Q2) Question about the survey and whether you were shocked by the results. There are few institutions with dedicated RDM staff. Priorities for training and advice… will they hire people for those roles?
A2) People are trying to carve those roles out of existing roles. Then hiring short period (1-2 years) project managers to lead that work. Whether institutions make the EPSRC 2015 deadline or the 2014 REF will be interesting. Institutions have to figure RDM into their planning to ensure they can get things going.
Q2) In terms of roles… is anyone here in the education space rather than repository management space?
A2) We know of a few but you could put them in a couple of taxis! Those institutions that have funded those roles have done so as they see it as a competitive advantage.

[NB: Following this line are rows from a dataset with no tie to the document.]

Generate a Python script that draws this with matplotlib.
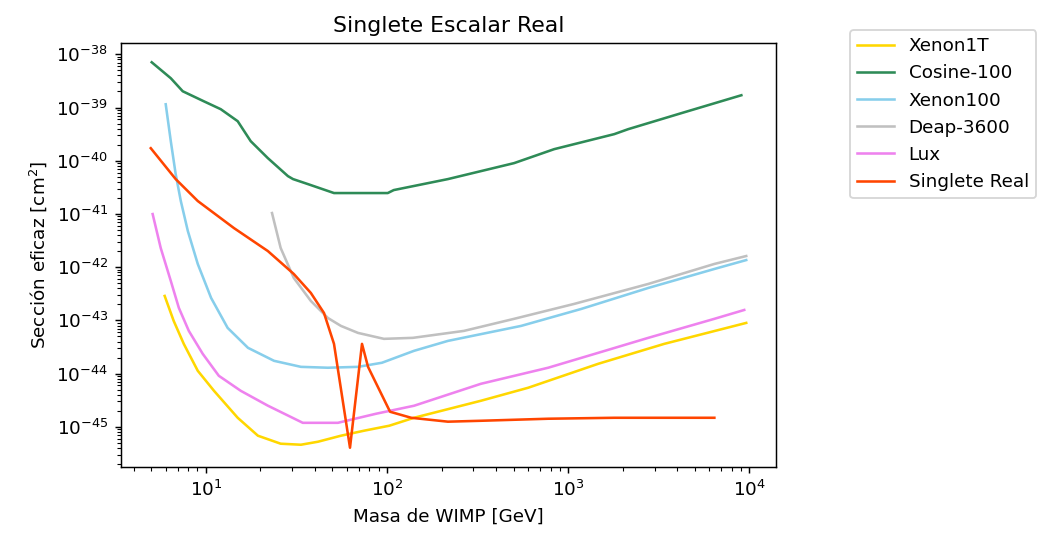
import matplotlib
matplotlib.use("Agg")
import matplotlib.pyplot as plt

# Xenon1T
xenon1t_m = [5.93, 6.65, 7.56, 9.03, 11.1, 15.0, 19.4, 25.9, 33.5, 41.6, 55.7, 74.6, 103, 141, 330, 601, 1466, 3388, 9610]
xenon1t_s = [2.88e-43, 9.79e-44, 3.62e-44, 1.13e-44, 4.75e-45, 1.48e-45, 6.81e-46, 4.82e-46, 4.61e-46, 5.25e-46,
             6.81e-46, 8.45e-46, 1.05e-45, 1.48e-45, 3.09e-45, 5.42e-45, 1.53e-44, 3.62e-44, 8.97e-44]

# Cosine-100
cosine_m = [5.03, 6.41, 7.46, 9.75, 12.1, 15.0, 17.7, 22.0, 28.4, 30.3, 36.6, 51, 81.6, 101, 109, 217, 503, 837,
            1796, 2145, 4206, 9033]
cosine_s = [7.08e-39, 3.55e-39, 2.02e-39, 1.31e-39, 9.29e-40, 5.53e-40, 2.33e-40, 1.12e-40, 5.14e-41, 4.52e-41,
            3.64e-41, 2.47e-41, 2.47e-41, 2.47e-41, 2.81e-41, 4.52e-41, 9.02e-41, 1.65e-40, 3.16e-40, 3.92e-40,
            7.82e-40, 1.70e-39]

# Xenon100
xenon100_m = [6.01, 6.41, 6.82, 7.28, 7.96, 9.03, 10.7, 13.2, 17.1, 23.8, 33.5, 47.2, 69.2, 93.8, 141, 217, 550,
              1180, 2768, 6410, 9610]
xenon100_s = [1.15e-39, 2.33e-40, 5.61e-41, 1.75e-41, 4.78e-42, 1.15e-42, 2.64e-43, 7.23e-44, 3.05e-44, 1.74e-44,
              1.34e-44, 1.29e-44, 1.34e-44, 1.60e-44, 2.68e-44, 4.12e-44, 7.88e-44, 1.64e-43, 4.07e-43, 9.25e-43,
              1.36e-42]

# Deap-3600
deap_m = [23.2, 25.9, 30.6, 38.0, 47.2, 55.7, 69.2, 96.2, 139, 266, 503, 1079, 2768, 6410, 9610]
deap_s = [1.04e-41, 2.29e-42, 6.27e-43, 2.32e-43, 1.11e-43, 7.88e-44, 5.82e-44, 4.50e-44, 4.70e-44, 6.35e-44,
          1.07e-43, 2.04e-43, 4.84e-43, 1.15e-42, 1.62e-42]

# Lux
lux_m = [5.09, 5.64, 6.41, 7.10, 8.06, 9.62, 11.8, 15.6, 22.0, 34.3, 53.6, 86.9, 141, 330, 776, 1466, 2768, 6410, 9370]
lux_s = [9.95e-42, 2.29e-42, 5.51e-43, 1.72e-43, 6.35e-44, 2.35e-44, 9.10e-45, 4.75e-45, 2.50e-45, 1.19e-45,
         1.19e-45, 1.76e-45, 2.49e-45, 6.44e-45, 1.29e-44, 2.46e-44, 4.70e-44, 1.07e-43, 1.57e-43]

# Singlete Real
singlete_m = [4.97, 6.82, 9.03, 14.3, 22.0, 30.6, 38.0, 44.9, 51.0, 62.5, 72.8, 78.6, 104, 136, 217, 330, 776,
              1796, 6410]
singlete_s = [1.72e-40, 4.52e-41, 1.75e-41, 5.43e-42, 2.01e-42, 7.45e-43, 3.28e-43, 1.38e-43, 3.62e-44, 4.05e-46,
              3.62e-44, 1.34e-44, 1.92e-45, 1.48e-45, 1.25e-45, 1.30e-45, 1.42e-45, 1.48e-45, 1.48e-45]

labels = ["Xenon1T", "Cosine-100", "Xenon100", "Deap-3600", "Lux", "Singlete Real"]
colors = ["gold", "seagreen", "skyblue", "silver", "violet", "orangered"]

DPI = 132
fig = plt.figure(figsize=(1046 / DPI, 544 / DPI), dpi=DPI)
ax = fig.add_axes([121 / 1046, 1 - 467 / 544, 655 / 1046, 424 / 544])

series = [(xenon1t_m, xenon1t_s), (cosine_m, cosine_s), (xenon100_m, xenon100_s),
          (deap_m, deap_s), (lux_m, lux_s), (singlete_m, singlete_s)]
for (m, s), lab, c in zip(series, labels, colors):
    ax.plot(m, s, color=c, label=lab, lw=1.4)

ax.set_xscale("log")
ax.set_yscale("log")
ax.set_title("Singlete Escalar Real")
ax.set_xlabel("Masa de WIMP [GeV]")
ax.set_ylabel("Sección eficaz [cm$^2$]")
ax.legend(loc="upper left", bbox_to_anchor=(1.113, 1.031), borderaxespad=0)

fig.savefig("out.png", dpi=DPI)
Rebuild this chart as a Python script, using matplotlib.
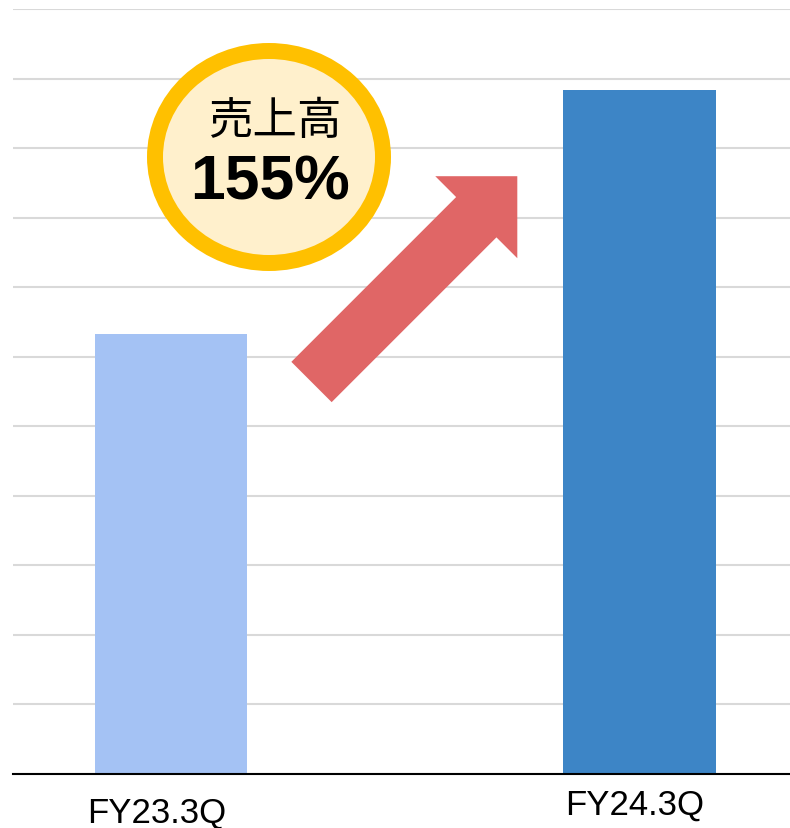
import matplotlib.pyplot as plt
from matplotlib.patches import Ellipse, FancyArrow

# quarterly sales (relative units)
periods = ['FY23.3Q', 'FY24.3Q']
sales = [6.33, 9.84]
bar_colors = ['#A4C2F4', '#3D85C6']
growth_label = '155%'
badge_title = '売上高'

fig = plt.figure(figsize=(7.9, 8.29), dpi=100)
ax = fig.add_axes([0.0165, 0.0651, 0.9835, 0.9228])

x = list(range(len(periods)))
ax.bar(x, sales, width=0.325, color=bar_colors, zorder=2)

ax.set_xlim(-0.337, 1.321)
ax.set_ylim(0, 11)
ax.set_yticks(range(0, 12))
ax.yaxis.grid(True, color='#D9D9D9', linewidth=1.5, zorder=0)
ax.set_axisbelow(True)
ax.tick_params(left=False, bottom=False, labelleft=False, labelbottom=False)
for side in ['top', 'right', 'left']:
    ax.spines[side].set_visible(False)
ax.spines['bottom'].set_color('black')
ax.spines['bottom'].set_linewidth(1.5)
ax.spines['bottom'].set_zorder(3)

# period labels under the bars
label_offsets = [(-0.03, -0.050), (-0.01, -0.039)]
for xi, name, (dx, dy) in zip(x, periods, label_offsets):
    ax.text(xi + dx, dy, name, transform=ax.get_xaxis_transform(),
            ha='center', va='center', fontsize=25, family='Liberation Sans',
            color='black')

# growth arrow and badge (placed in inches)
tr = fig.dpi_scale_trans
arrow = FancyArrow(3.115, 4.46, 2.058, 2.058, width=0.57, head_width=1.16,
                   head_length=0.58, length_includes_head=True,
                   color='#E06666', linewidth=0, transform=tr, zorder=4)
fig.add_artist(arrow)

badge = Ellipse((2.69, 6.71), 2.28, 2.12, facecolor='#FFF0CC',
                edgecolor='#FFC000', linewidth=11.5, transform=tr, zorder=5)
fig.add_artist(badge)

fig.text(2.75, 7.08, badge_title, transform=tr, ha='center', va='center',
         fontsize=32, family=['Noto Sans CJK JP', 'DejaVu Sans'], zorder=6)
fig.text(2.70, 6.46, growth_label, transform=tr, ha='center', va='center',
         fontsize=45, fontweight='bold', family='Liberation Sans', zorder=6)

fig.savefig('out.png', dpi=100)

Comment – Kevin Ashley) Most of those surveys questioned libraries on RDM but not institutions. Libraries are important stakeholders in RDM but not the be all and end all. If one wants to understand what universities are doing with research data you have to ask universities not just libraries.
A3) Yes, I think that’s reflected in priorities
Q4) In terms of trust that you mentioned… is that in the repository within the institution or for the end users access the data?
A4) Firstly researchers have to trust the repository and funders require researchers to deposit data in appropriate jurisdictions. There is a gap at the moment in guidance around what is a good place to ask researchers to deposit their data, in terms of trust standards, seals of approval, ISO16363. That standard has been established but few repositories are established that are certified. How do you deal with databib that lists hundreds of repositories but no guarantee of longevity? We probably need RJ Broker but for data… more work to do to get there first though.
And now for coffee followed by Round Tables and the parallel judging of the Developer Challenge!